Sometimes the toughest decision you ever have to make turns out to be the best one.
That is certainly true for Ron and Cathie Dietrich. Two years ago, they decided to leave North Carolina –– where they lived happily for 20 years –– and head to Ohio and Wesleyan Meadows, an independent-living community in Sheffield Village designed for residents age 55 and over, that’s part of Wesleyan Senior Living’s continuum of care.
“We’re thrilled to get back to snow and cold weather,” says Ron, reminiscing about the winters in western Pennsylvania, where he and Cathie were born and raised. And the couple relish the time they can now spend with their daughter, Laurie, son-in-law, Jim, and grandchildren, Anna, 12, Sam, 8, and Franny, 6, who reside in Cleveland’s West Park neighborhood.
The process of relocating is nothing new to the Dietrichs. Ron, 69, a retired United Methodist pastor, has been called to serve in five states, which resulted in 21 moves throughout the couple’s 47-year marriage.
But this one was different: The couple’s oldest daughter, Wendy, son-in-law Mike and 10-year-old grandson, Liam, lived just a mile down the road in Mocksville, North Carolina. So the decision, says Ron, involved more than just a little soul-searching: Making the move meant leaving one beloved branch of the family behind.
“We shared eight years of Liam’s life,” he explains, “but saw our other daughter and her family only on holidays. We decided it was time to live close to them for a few years.”
Needless to say, admits Cathie, 66, Wendy wasn’t happy about her parents’ decision to move to a state that’s nine hours away by car.
“She couldn’t even bring herself to talk to us about it,” Cathie says. “It was a gut-wrenching time for Wendy.
Although our daughter is an adult, we understood she was hurting as a child would. We felt her pain and prayed about it.”
It was Cathie’s 91-year-old mom, who lives in a continuing-care community in upstate New York, who reassured the couple that they were making the right decision.
“She said, ‘I think you’re smart,’” Cathie recalls. “Mother told us that it was much better making this kind of a move when you’re younger and can truly enjoy the benefits.”
The Dietrichs planned to purchase a small condo near Laurie and her family. But upon visiting Wesleyan Meadows, they immediately felt right at home.
“It’s a pleasure to be among people who are at a similar stage in life, and have a wide variety of experiences,” Ron says. “We’re also grateful for the assurance of continual care no matter how our health needs change.”
Additionally, the couple,
who enjoy traveling the country, are appreciative of the peace of mind and carefree lifestyle that Wesleyan Meadows offers.
“They shovel our snow, cut our grass and look after our home when we’re away,” Ron says. “In other words, they do everything so we’re absolutely free to do whatever we want to do.”
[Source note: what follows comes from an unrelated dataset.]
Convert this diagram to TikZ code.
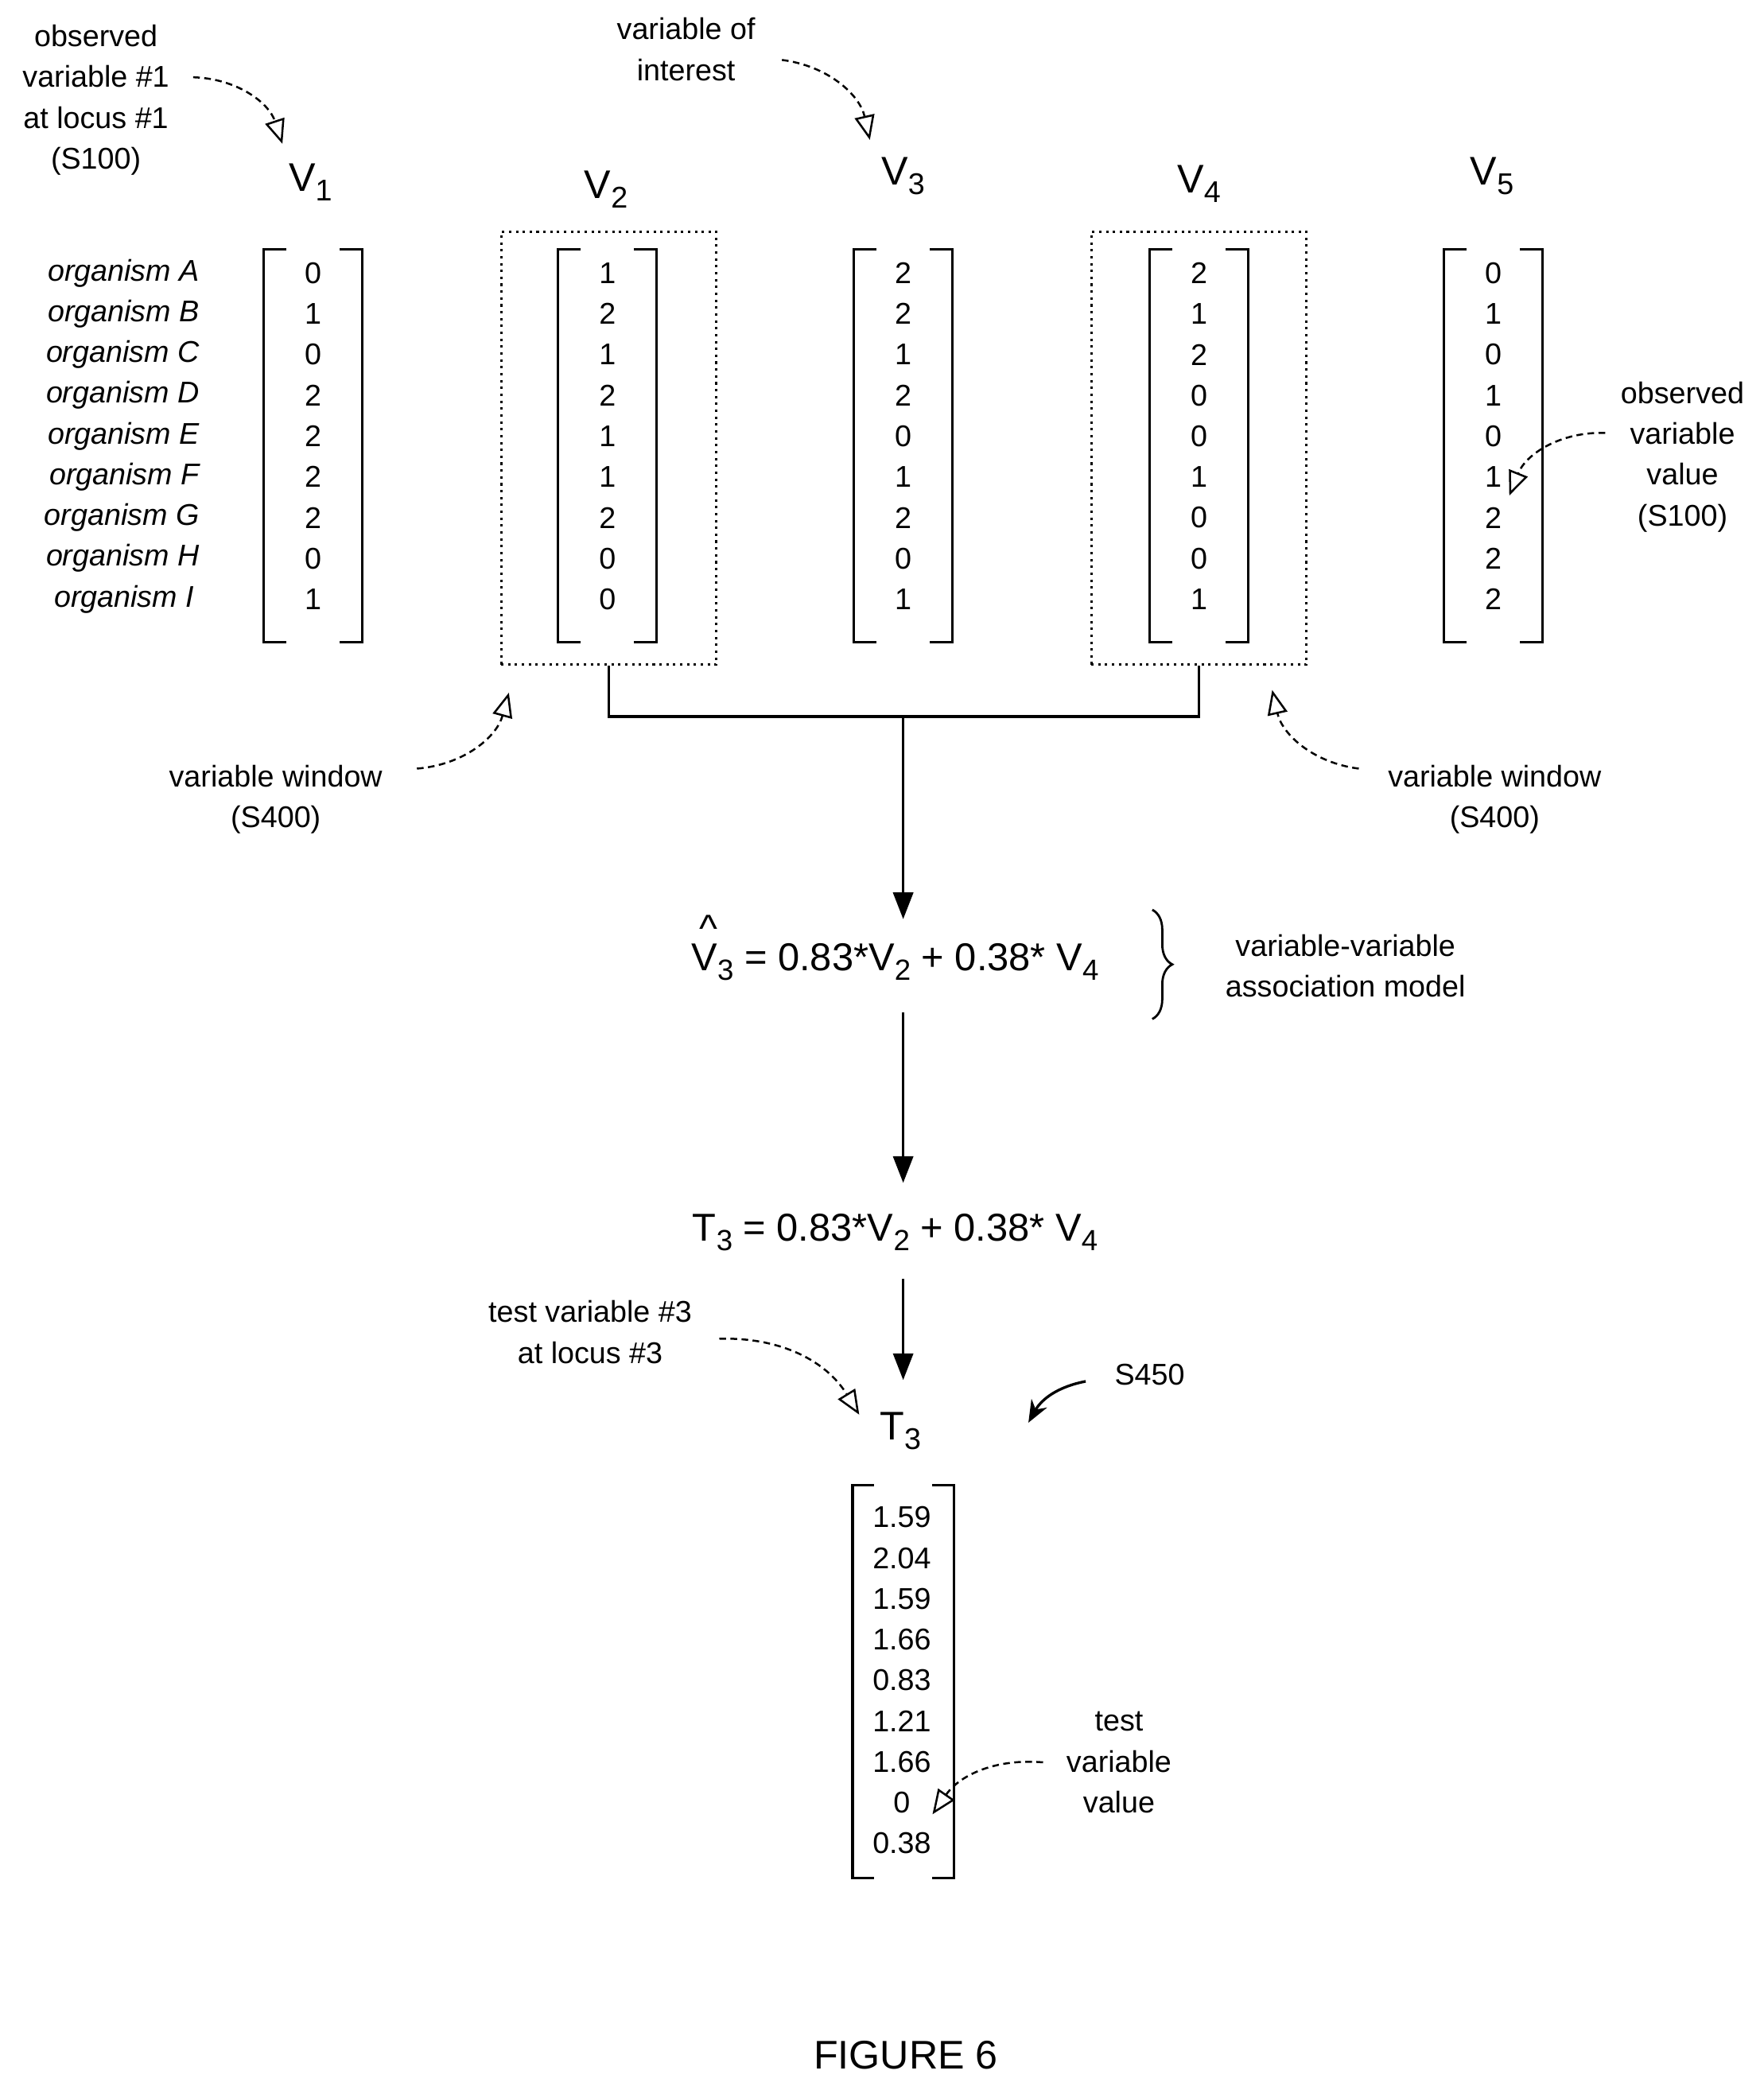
\documentclass[tikz,border=0pt]{standalone}
\usepackage{fontspec}
\setmainfont{Liberation Sans}
\usetikzlibrary{arrows.meta,decorations.pathreplacing}
\newcommand\sub[1]{\raisebox{-0.45ex}{\scalebox{0.75}{#1}}}
\begin{document}
\begin{tikzpicture}[x=0.6pt,y=-0.6pt,
  val/.style={font=\fontsize{13.5}{15}\selectfont,inner sep=0pt},
  org/.style={font=\fontsize{13.5}{15}\selectfont\itshape,anchor=east,inner sep=0pt},
  hdr/.style={font=\fontsize{18}{20}\selectfont,inner sep=0pt},
  eq/.style={font=\fontsize{17.5}{18}\selectfont,inner sep=0pt},
  note/.style={font=\fontsize{13.5}{18.4}\selectfont,align=center,inner sep=0pt},
  br/.style={line width=1.2pt},
  win/.style={dotted,line width=1.1pt},
  ann/.style={densely dashed,line width=0.9pt,-{Triangle[open,length=11pt,width=9pt]}},
  flow/.style={line width=1.2pt,-{Triangle[length=12pt,width=9pt]}}]
\useasboundingbox (0,0) rectangle (1324,1566);
\newcommand\mcol[3]{%
  \foreach \v [count=\i] in {#3} {\node[val] (#2-\i) at (#1,{205+(\i-1)*30.6}) {\v};}
  \draw[br] ({#1-20},187) -- ({#1-37},187) -- ({#1-37},482) -- ({#1-20},482);
  \draw[br] ({#1+20},187) -- ({#1+37},187) -- ({#1+37},482) -- ({#1+20},482);}
\mcol{235}{a}{0,1,0,2,2,2,2,0,1}
\mcol{456}{b}{1,2,1,2,1,1,2,0,0}
\mcol{678}{c}{2,2,1,2,0,1,2,0,1}
\mcol{900}{d}{2,1,2,0,0,1,0,0,1}
\mcol{1121}{e}{0,1,0,1,0,1,2,2,2}
\foreach \o [count=\i] in {A,B,C,D,E,F,G,H} {\node[org] (o\i) at (150,{205+(\i-1)*30.6}) {organism \o};}
\node[org] (o9) at (146,450) {organism I};
\node[hdr] (h1) at (233,137) {V\sub{1}};
\node[hdr] (h2) at (455,142) {V\sub{2}};
\node[hdr] (h3) at (678,132) {V\sub{3}};
\node[hdr] (h4) at (900,138) {V\sub{4}};
\node[hdr] (h5) at (1120,132) {V\sub{5}};
\node[draw,win,minimum width=97pt,minimum height=195pt] (w2) at (457,336.5) {};
\node[draw,win,minimum width=97pt,minimum height=195pt] (w4) at (900,336.5) {};
\coordinate (j) at (678,538);
\draw[line width=1.2pt] (w2.south) |- (j) -| (w4.south);
\node[eq] (m) at (672,722) {V\sub{3} = 0.83*V\sub{2} + 0.38* V\sub{4}};
\node[eq] (hat) at (532,697) {\^{}};
\draw[flow] (j) -- (678,690);
\draw[line width=1pt,decorate,decoration={brace,amplitude=9pt}] (865,683) -- (865,765);
\node[note] (mlab) at (1010,725) {variable-variable\\association model};
\node[eq] (t) at (672,925) {T\sub{3} = 0.83*V\sub{2} + 0.38* V\sub{4}};
\draw[flow] (678,760) -- (678,888);
\draw[flow] (678,960) -- (678,1036);
\node[hdr] (h6) at (676,1074) {T\sub{3}};
\foreach \v [count=\i] in {1.59,2.04,1.59,1.66,0.83,1.21,1.66,0,0.38} {\node[val] (f-\i) at (677,{1139+(\i-1)*30.6}) {\v};}
\draw[br] (656,1115) -- (640,1115) -- (640,1410) -- (656,1410);
\draw[br] (700,1115) -- (716,1115) -- (716,1410) -- (700,1410);
\node[note] (n1) at (72,75) {observed\\variable \#1\\at locus \#1\\(S100)};
\draw[ann] (145,58) to[bend left=35] (212,108);
\node[note] (n2) at (515,37) {variable of\\interest};
\draw[ann] (587,45) to[bend left=35] (653,105);
\node[note] (n3) at (207,600) {variable window\\(S400)};
\draw[ann] (313,577) to[bend right=35] (382,520);
\node[note] (n4) at (1122,600) {variable window\\(S400)};
\draw[ann] (1020,577) to[bend left=35] (955,518);
\node[note] (n5) at (1263,343) {observed\\variable\\value\\(S100)};
\draw[ann] (1205,325) to[bend right=35] (1133,372);
\node[note] (n6) at (443,1000) {test variable \#3\\at locus \#3};
\draw[ann] (540,1005) to[bend left=30] (645,1062);
\node[val] (s450) at (863,1032) {S450};
\draw[line width=1.2pt,-{Stealth[length=10pt,width=8pt]}] (815,1037) to[bend right=25] (772,1068);
\node[note] (n7) at (840,1323) {test\\variable\\value};
\draw[ann] (783,1323) to[bend right=30] (700,1362);
\node[font=\fontsize{18}{20}\selectfont] (fig) at (680,1543) {FIGURE 6};
\end{tikzpicture}
\end{document}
And downsizing was a breeze, thanks to the two-bedroom, two-bath ranch-style home –– with den, dining room and sunroom –– the Dietrichs chose.
“We actually have,” Ron says, “more room here than we did in our former house.”
Although Wendy misses them terribly, she has accepted her parents’
decision. The entire family vacationed in North Carolina this summer, and Wendy and Liam visited Wesleyan Meadows several months ago. To make the transition easier for their daughter, the Dietrichs entrusted their 2-year-old golden retriever, Sadie, to Wendy’s care –– which, Cathie says, means a part of them is always with her.
Cathie offers this advice to people contemplating a major move, especially
when it involves leaving loved ones who have always been nearby: “Make it a point to assure family you’ll stay in touch and always, always keep the lines of communication open.”